CHALLENGE: Without the pictures, output the lines of the material from the very first through the one that holds "['7.2e11', '1.7e10', '1.2e10', '1.10e12', '1.40e12'];".

INFORMATION PROVIDED:
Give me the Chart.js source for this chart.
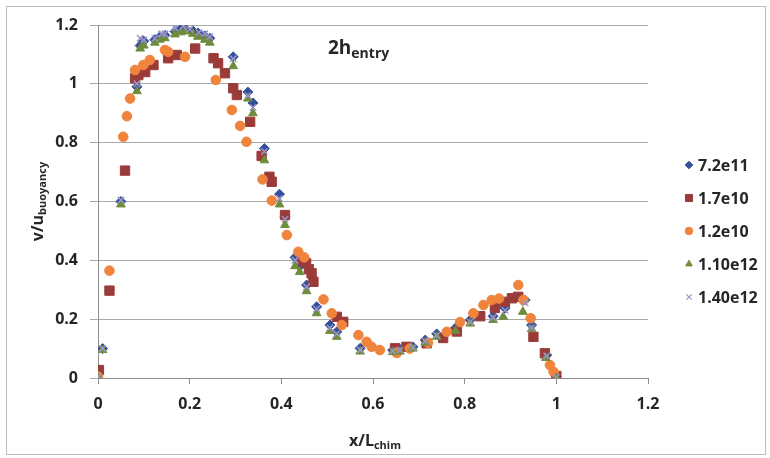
<!DOCTYPE html>
<html>
<head>
<meta charset="utf-8">
<script src="https://cdn.jsdelivr.net/npm/chart.js@4.4.1/dist/chart.umd.min.js"></script>
<style>
  html, body { margin: 0; padding: 0; background: #fff; }
  #wrap { width: 770px; height: 458px; position: relative; }
</style>
</head>
<body>
<div id="wrap"><canvas id="c" width="770" height="458"></canvas></div>
<script>
// Vertical velocity profiles across the chimney, one series per Rayleigh number
const seriesLabels = ['7.2e11', '1.7e10', '1.2e10', '1.10e12', '1.40e12'];

const ra72e11 = [
  [0,0],[0.01,0.1],[0.05,0.6],[0.085,0.99],[0.092,1.13],[0.1,1.145],[0.124,1.15],[0.135,1.16],
  [0.146,1.165],[0.168,1.178],[0.18,1.185],[0.19,1.188],[0.207,1.18],[0.218,1.173],[0.233,1.163],
  [0.244,1.155],[0.295,1.092],[0.327,0.972],[0.338,0.935],[0.363,0.78],[0.396,0.625],[0.408,0.55],
  [0.43,0.41],[0.44,0.38],[0.455,0.316],[0.477,0.242],[0.506,0.18],[0.521,0.157],[0.572,0.101],
  [0.643,0.095],[0.659,0.097],[0.687,0.106],[0.714,0.129],[0.739,0.15],[0.78,0.17],[0.812,0.197],
  [0.862,0.21],[0.888,0.238],[0.932,0.265],[0.946,0.18],[0.979,0.078],[1.0,0.004]
];

const ra17e10 = [
  [0.002,0.027],[0.025,0.297],[0.059,0.705],[0.081,1.019],[0.088,1.03],[0.103,1.04],[0.121,1.064],
  [0.153,1.087],[0.172,1.098],[0.212,1.12],[0.252,1.087],[0.262,1.07],[0.277,1.036],[0.295,0.985],
  [0.303,0.962],[0.332,0.871],[0.357,0.755],[0.374,0.684],[0.379,0.667],[0.408,0.554],[0.445,0.4],
  [0.454,0.39],[0.46,0.37],[0.466,0.356],[0.47,0.327],[0.521,0.208],[0.535,0.191],[0.648,0.101],
  [0.673,0.106],[0.717,0.118],[0.753,0.136],[0.783,0.158],[0.834,0.21],[0.866,0.238],[0.888,0.259],
  [0.903,0.271],[0.917,0.276],[0.95,0.14],[0.975,0.084],[1.0,0.007]
];

const ra12e10 = [
  [0,0.005],[0.025,0.365],[0.055,0.82],[0.063,0.89],[0.07,0.95],[0.081,1.047],[0.099,1.064],
  [0.113,1.081],[0.146,1.115],[0.153,1.109],[0.19,1.092],[0.257,1.013],[0.292,0.911],[0.31,0.857],
  [0.324,0.803],[0.359,0.675],[0.379,0.603],[0.412,0.486],[0.437,0.429],[0.45,0.41],[0.492,0.267],
  [0.51,0.22],[0.532,0.18],[0.568,0.146],[0.586,0.123],[0.597,0.106],[0.615,0.095],[0.652,0.085],
  [0.68,0.1],[0.72,0.12],[0.761,0.157],[0.79,0.19],[0.819,0.22],[0.841,0.248],[0.859,0.265],
  [0.875,0.27],[0.917,0.316],[0.928,0.265],[0.944,0.203],[0.986,0.044],[0.994,0.021]
];

const ra110e12 = [
  [0,0],[0.01,0.095],[0.05,0.59],[0.085,0.975],[0.092,1.12],[0.1,1.13],[0.124,1.14],[0.135,1.15],
  [0.146,1.155],[0.168,1.168],[0.18,1.175],[0.19,1.178],[0.207,1.17],[0.218,1.16],[0.233,1.15],
  [0.244,1.14],[0.295,1.06],[0.327,0.95],[0.338,0.9],[0.363,0.74],[0.396,0.59],[0.408,0.52],
  [0.43,0.38],[0.44,0.36],[0.455,0.295],[0.477,0.22],[0.506,0.16],[0.521,0.14],[0.572,0.09],
  [0.643,0.088],[0.659,0.09],[0.687,0.1],[0.714,0.12],[0.739,0.14],[0.78,0.16],[0.812,0.185],
  [0.862,0.197],[0.884,0.208],[0.927,0.225],[0.946,0.166],[0.977,0.068],[1.0,0.0]
];

const ra140e12 = [
  [0,0.005],[0.01,0.1],[0.05,0.605],[0.085,1.0],[0.092,1.155],[0.1,1.15],[0.124,1.155],[0.139,1.17],
  [0.146,1.17],[0.168,1.19],[0.186,1.195],[0.2,1.185],[0.22,1.175],[0.233,1.17],[0.244,1.16],
  [0.295,1.085],[0.327,0.96],[0.338,0.92],[0.363,0.77],[0.396,0.61],[0.408,0.54],[0.43,0.4],
  [0.455,0.31],[0.477,0.235],[0.506,0.17],[0.521,0.15],[0.572,0.095],[0.643,0.092],[0.659,0.095],
  [0.687,0.103],[0.714,0.125],[0.739,0.145],[0.812,0.19],[0.862,0.205],[0.888,0.23],[0.932,0.255],
  [0.946,0.17],[0.979,0.075],[1.0,0.003]
];

const xTicks = [0, 0.2, 0.4, 0.6, 0.8, 1, 1.2];
const yTicks = [0, 0.2, 0.4, 0.6, 0.8, 1, 1.2];

const FONT = '"Open Sans", "Noto Sans", "Liberation Sans", sans-serif';
const TEXT = '#262626';

const toPoints = arr => arr.map(([x, y]) => ({ x, y }));

const styles = [
  { pointStyle: 'rectRot',  radius: 5,   bg: '#34509c', border: '#34509c', order: 5 },
  { pointStyle: 'rect',     radius: 6.6, bg: '#9a3b3a', border: '#9a3b3a', order: 4 },
  { pointStyle: 'circle',   radius: 4.8, bg: '#f0843c', border: '#f0843c', order: 3 },
  { pointStyle: 'triangle', radius: 5,   bg: '#6f8b3c', border: '#6f8b3c', order: 2 },
  { pointStyle: 'crossRot', radius: 4.5, bg: '#9c95c6', border: '#9c95c6', order: 1 }
];
const seriesData = [ra72e11, ra17e10, ra12e10, ra110e12, ra140e12];

const datasets = seriesData.map((d, i) => ({
  label: seriesLabels[i],
  data: toPoints(d),
  pointStyle: styles[i].pointStyle,
  pointRadius: styles[i].radius,
  pointHoverRadius: styles[i].radius,
  backgroundColor: styles[i].bg,
  borderColor: styles[i].border,
  pointBorderWidth: styles[i].pointStyle === 'crossRot' ? 1.5 : 1,
  showLine: false,
  order: styles[i].order
}));

// Text with a subscript part, drawn left to right from (x, baseline)
function drawSubText(ctx, main, sub, mainSize, subSize, subDrop) {
  ctx.font = 'bold ' + mainSize + 'px ' + FONT;
  const w1 = ctx.measureText(main).width;
  ctx.font = 'bold ' + subSize + 'px ' + FONT;
  const w2 = ctx.measureText(sub).width;
  return { w: w1 + w2, draw(x, y) {
    ctx.textBaseline = 'alphabetic';
    ctx.textAlign = 'left';
    ctx.font = 'bold ' + mainSize + 'px ' + FONT;
    ctx.fillText(main, x, y);
    ctx.font = 'bold ' + subSize + 'px ' + FONT;
    ctx.fillText(sub, x + w1, y + subDrop);
  } };
}

const decorPlugin = {
  id: 'decor',
  beforeDraw(chart) {
    const ctx = chart.ctx;
    ctx.save();
    ctx.fillStyle = '#ffffff';
    ctx.fillRect(0, 0, chart.width, chart.height);
    ctx.strokeStyle = '#bdbdbd';
    ctx.lineWidth = 1;
    ctx.strokeRect(6.5, 6.5, 759, 448);
    ctx.restore();
  },
  afterDraw(chart) {
    const ctx = chart.ctx;
    const area = chart.chartArea;
    ctx.save();
    ctx.fillStyle = TEXT;

    // annotation inside the plot
    const t = drawSubText(ctx, '2h', 'entry', 19, 14, 4);
    t.draw(328, 54);

    // x-axis title
    const xt = drawSubText(ctx, 'x/L', 'chim', 16, 11, 3);
    xt.draw(375 - xt.w / 2, 446);

    // y-axis title, rotated
    const yt = drawSubText(ctx, 'v/u', 'buoyancy', 16, 11, 3);
    ctx.save();
    ctx.setTransform(0, -1, 1, 0, 43, (area.top + area.bottom) / 2);
    yt.draw(-yt.w / 2, 0);
    ctx.restore();

    // legend
    const lx = 689, tx = 698;
    const ly = [165, 198, 231, 264, 297];
    chart.data.datasets.forEach((ds, i) => {
      ctx.fillStyle = ds.backgroundColor;
      ctx.strokeStyle = ds.borderColor;
      ctx.lineWidth = ds.pointStyle === 'crossRot' ? 1.2 : 1;
      Chart.helpers.drawPoint(ctx, {
        pointStyle: ds.pointStyle,
        radius: ds.pointStyle === 'rect' ? 5 : 3.8,
        rotation: 0,
        borderWidth: ctx.lineWidth
      }, lx, ly[i]);
      ctx.fillStyle = TEXT;
      ctx.font = 'bold 16px ' + FONT;
      ctx.textAlign = 'left';
      ctx.textBaseline = 'middle';
      ctx.fillText(ds.label, tx, ly[i] + 1);
    });
    ctx.restore();
  }
};

const fmt = v => String(+Number(v).toFixed(1));

new Chart(document.getElementById('c'), {
  type: 'scatter',
  data: { datasets },
  options: {
    responsive: false,
    animation: false,
    devicePixelRatio: 1,
    layout: { padding: { top: 25, right: 122, left: 0, bottom: 0 } },
    plugins: { legend: { display: false }, tooltip: { enabled: false } },
    scales: {
      x: {
        type: 'linear',
        min: xTicks[0], max: xTicks[xTicks.length - 1],
        afterBuildTicks: s => { s.ticks = xTicks.map(v => ({ value: v })); },
        afterFit: s => { s.height = 80; },
        grid: { drawOnChartArea: false, drawTicks: true, tickLength: 6, color: '#8c8c8c' },
        border: { color: '#8c8c8c', width: 1 },
        ticks: { callback: fmt, color: TEXT, font: { family: FONT, size: 16, weight: 'bold' }, padding: 11, maxRotation: 0 }
      },
      y: {
        type: 'linear',
        min: yTicks[0], max: yTicks[yTicks.length - 1],
        afterBuildTicks: s => { s.ticks = yTicks.map(v => ({ value: v })); },
        afterFit: s => { s.width = 98; },
        grid: { drawTicks: true, tickLength: 8, color: '#a9a9a9' },
        border: { color: '#8c8c8c', width: 1 },
        ticks: { callback: fmt, color: TEXT, font: { family: FONT, size: 16, weight: 'bold' }, padding: 12 }
      }
    }
  },
  plugins: [decorPlugin]
});
</script>
</body>
</html>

ANSWER FOR THE TASK:
Give me the Chart.js source for this chart.
<!DOCTYPE html>
<html>
<head>
<meta charset="utf-8">
<script src="https://cdn.jsdelivr.net/npm/chart.js@4.4.1/dist/chart.umd.min.js"></script>
<style>
  html, body { margin: 0; padding: 0; background: #fff; }
  #wrap { width: 770px; height: 458px; position: relative; }
</style>
</head>
<body>
<div id="wrap"><canvas id="c" width="770" height="458"></canvas></div>
<script>
// Vertical velocity profiles across the chimney, one series per Rayleigh number
const seriesLabels = ['7.2e11', '1.7e10', '1.2e10', '1.10e12', '1.40e12'];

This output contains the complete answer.